I have prototyped a search/browse application in C# using Lucene.Net. The source data is a single modest 5MB XML file (containing about 900 "documents") that I index using Lucene. My searches are working fine and are plenty fast. For this application, browsing and viewing each "hit" document is important, so the user can select a hit and see a complete view of that document (which usually fits inside half the screen), and I need the matching search terms highlighted in that view. I am using WPF and an MVVM approach. The document view is currently implemented with about a dozen ContentControls of which six are for displaying searchable fields that use a highlightConverter.
The performance was quite poor, so I added stopwatch timing to isolate the problem. The HighlightSearchTerms method in my model seems to be the culprit (about 100-600 ms to execute). If I short-circuit this method to just return the input text, the performance is fine.
Here is the method:
_analyzer is a StandardAnalyzer(_luceneVersion)
_parser is a QueryParser(_luceneVersion, “content”, _analyzer)
_formatter is a SimpleHTMLFormatter(“|~S~|”, “|~E~|”);
private string HighlightSearchTerms(string text, string queryString)
{
var query = new BooleanQuery();
query.Add(_parser.Parse(queryString), Occur.SHOULD);
var fragmentScorer = new QueryScorer(query);
var highlighter = new Highlighter(_formatter, fragmentScorer);
highlighter.TextFragmenter = new NullFragmenter();
var tokenStream = _analyzer.TokenStream(null, new StringReader(text));
string highlightedText = highlighter.GetBestFragment(tokenStream, text);
return highlightedText == null ? text : highlightedText;
}
A few years back I read the "Lucene In Action" book and have again thumbed through relevant portions to see if I could get any ideas. I've also searched the net a good bit. So, here are a couple of questions or areas of possible exploration.
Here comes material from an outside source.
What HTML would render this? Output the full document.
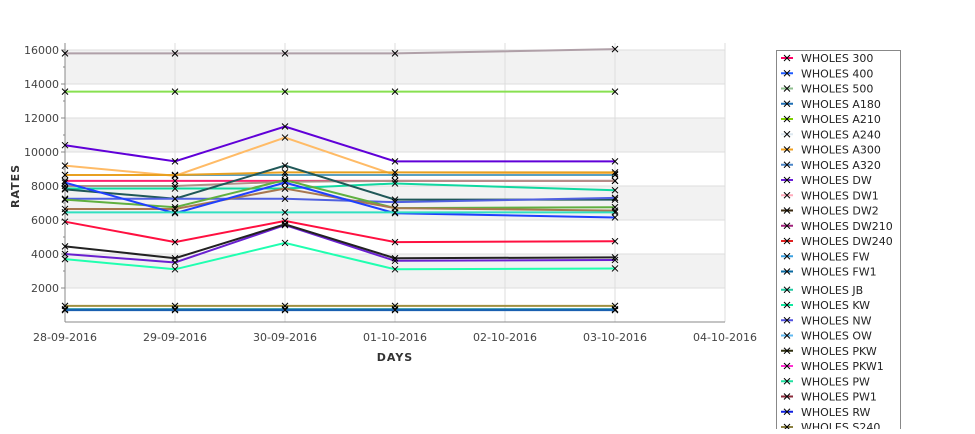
<!DOCTYPE html>
<html><head><meta charset="utf-8"><style>
body{margin:0;background:#fff;font-family:"Liberation Sans","DejaVu Sans",sans-serif;}
svg text{font-family:"DejaVu Sans","Liberation Sans",sans-serif;}
</style></head><body>
<svg id="chart" width="975" height="429" xmlns="http://www.w3.org/2000/svg">
<g id="bands"></g>
<g id="grid"></g>
<g id="axes"></g>
<g id="series"></g>
<text x="19" y="186" transform="rotate(-90 19 186)" text-anchor="middle" font-size="11" font-weight="bold" fill="#333" letter-spacing="1">RATES</text>
<text x="395" y="361" text-anchor="middle" font-size="11" font-weight="bold" fill="#333" letter-spacing="1">DAYS</text>
<rect x="776.5" y="50.5" width="124" height="390" fill="#fff" stroke="#888"/>
<g id="legend"></g>
</svg>
<script>
const xLabels=["28-09-2016","29-09-2016","30-09-2016","01-10-2016","02-10-2016","03-10-2016","04-10-2016"];
const yTicks=[2000,4000,6000,8000,10000,12000,14000,16000];
const pointDays=[0,1,2,3,5];
const seriesNames=["WHOLES 300","WHOLES 400","WHOLES 500","WHOLES A180","WHOLES A210","WHOLES A240","WHOLES A300","WHOLES A320","WHOLES DW","WHOLES DW1","WHOLES DW2","WHOLES DW210","WHOLES DW240","WHOLES FW","WHOLES FW1","WHOLES JB","WHOLES KW","WHOLES NW","WHOLES OW","WHOLES PKW","WHOLES PKW1","WHOLES PW","WHOLES PW1","WHOLES RW","WHOLES S240"];
const legendColors=["#ff0066","#1e5aff","#8fbf8f","#1e6eb4","#7fd000","#dde8f0","#f0a020","#4a86c8","#6a1ed8","#ffaabb","#3a2a10","#a0207a","#e02020","#3ca0e0","#0a6aa0","#20c8a0","#10e8a0","#5050e0","#60b8f0","#303010","#ff30d0","#20e0a0","#8a2a3a","#1020e0","#8a8040"];
// plotted series
const s_mauve=[15800,15800,15800,15800,16050];
const s_green=[13550,13550,13550,13550,13550];
const s_purple=[10400,9450,11500,9450,9450];
const s_lorange=[9200,8600,10850,8650,8700];
const s_orange=[8650,8650,8800,8800,8800];
const s_steel=[8650,8650,8650,8650,8650];
const s_pink=[8300,8300,8300,8300,8300];
const s_taupe=[8000,8000,8250,8300,8300];
const s_teal=[7850,7850,7850,8150,7750];
const s_slate=[7800,7250,9200,7200,7200];
const s_blue=[8200,6400,8200,6400,6150];
const s_peri=[7250,7250,7250,7050,7300];
const s_lgreen=[7200,6750,8350,6700,6750];
const s_brown=[6650,6650,7850,6700,6550];
const s_turq=[6450,6450,6450,6450,6450];
const s_red=[5900,4700,5950,4700,4750];
const s_black=[4450,3750,5750,3750,3800];
const s_violet=[4000,3500,5700,3600,3650];
const s_aqua=[3700,3100,4650,3100,3150];
const s_olive=[950,950,950,950,950];
const s_teal2=[750,750,750,750,750];
const s_navy=[700,700,700,700,700];
const plotSeries=[[s_mauve,"#b0a0a8","mauve"],[s_green,"#88e050","a210"],[s_lorange,"#ffbb66","dw1-orange"],[s_steel,"#5aa0c0","a320"],[s_orange,"#e8a020","a300"],[s_pink,"#ff2070","300"],[s_taupe,"#b09088","dw1"],[s_teal,"#10d8a0","kw"],[s_slate,"#205858","fw1"],[s_peri,"#5060e0","nw"],[s_lgreen,"#60b040","500"],[s_brown,"#a87850","s240"],[s_blue,"#2040ff","400"],[s_turq,"#30e0c0","jb"],[s_red,"#ff1040","dw240"],[s_violet,"#6a20d0","pkw1"],[s_black,"#222222","pkw"],[s_aqua,"#20ffb0","pw"],[s_purple,"#6000d8","dw"],[s_olive,"#a09040","olive"],[s_teal2,"#0a88a0","fw"],[s_navy,"#1a60b0","rw"]];
const X0=65,X1=725,Y0=322,YT=43;
function xs(i){return X0+i*(X1-X0)/6;}
function ys(v){return Y0-(v)*(Y0-288)/2000;}
const NS="http://www.w3.org/2000/svg";
function mk(t,a,p){const e=document.createElementNS(NS,t);for(const k in a)e.setAttribute(k,a[k]);p.appendChild(e);return e;}
const bands=document.getElementById('bands'),grid=document.getElementById('grid'),axes=document.getElementById('axes'),ser=document.getElementById('series'),leg=document.getElementById('legend');
mk('rect',{x:X0,y:YT,width:X1-X0,height:Y0-YT,fill:'#fff'},bands);
for(let v=2000;v<16000;v+=4000){const r=mk('rect',{x:X0,y:ys(v+2000),width:X1-X0,height:ys(v)-ys(v+2000),fill:'#f2f2f2'},bands);

}
yTicks.forEach(v=>{const l=mk('line',{x1:X0,x2:X1,y1:ys(v),y2:ys(v),stroke:'#ddd'},grid);


const t=mk('text',{x:X0-6,y:ys(v)+4,'text-anchor':'end','font-size':11,fill:'#444'},axes);t.textContent=v;


mk('line',{x1:X0-4,x2:X0,y1:ys(v),y2:ys(v),stroke:'#888'},axes);
mk('line',{x1:X0-2,x2:X0,y1:ys(v-1000),y2:ys(v-1000),stroke:'#888'},axes);});
xLabels.forEach((d,i)=>{if(i>0)mk('line',{x1:xs(i),x2:xs(i),y1:YT,y2:Y0,stroke:'#ddd'},grid);
const t=mk('text',{x:xs(i),y:Y0+19,'text-anchor':'middle','font-size':11,fill:'#444'},axes);t.textContent=d;

});
mk('line',{x1:X0,x2:X0,y1:YT,y2:Y0,stroke:'#888'},axes);
mk('line',{x1:X0,x2:X1,y1:Y0,y2:Y0,stroke:'#888'},axes);
plotSeries.forEach(([vals,c,n])=>{const pts=vals.map((v,i)=>xs(pointDays[i])+','+ys(v)).join(' ');
const p=mk('polyline',{points:pts,fill:'none',stroke:c,'stroke-width':2},ser);


vals.forEach((v,i)=>{const x=xs(pointDays[i]),y=ys(v);
const m=mk('path',{d:`M${x-3},${y-3}L${x+3},${y+3}M${x-3},${y+3}L${x+3},${y-3}`,stroke:'#000','stroke-width':1},ser);

});});
seriesNames.forEach((n,i)=>{const y=58+i*15.25+(i>=15?3:0);const c=legendColors[i];
const g=mk('g',{},leg);


mk('line',{x1:781,x2:793,y1:y,y2:y,stroke:c,'stroke-width':2},g);
mk('path',{d:`M784,${y-3}L790,${y+3}M784,${y+3}L790,${y-3}`,stroke:'#000'},g);
const t=mk('text',{x:801,y:y+4,'font-size':11,fill:'#222'},g);t.textContent=n;});
</script>
</body></html>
- Can I omit scoring somehow? I don't need to show context of matching search terms, so I don't need to break up the hit document into fragments and get a "score" for the various fragments. I want the list of hits shown by title and then when the user selects one hit, the whole hit document is displayed with highlighting. I see how to use NullFragmenter and GetBestFragment, but I don't know whether that short-circuits the scoring operation. Would omitting the scoring improve performance?
- I have considered refactoring my view to have a single widget for displaying a hit document as one blob of HTML or RTF text. That way, I could call the highlight method only one time instead of 10 or 15 times (some ContentControls are inside an ItemsControl so there are multiple instances of some fields on the view). I expect this would significantly boost performance. The highlighting would be on text that was marked up with table formatting and such, but I suppose that would still work?
- Is there something else I am missing that makes my highlight method so slow? Half a second seems way too slow - like I am really messing up something basic.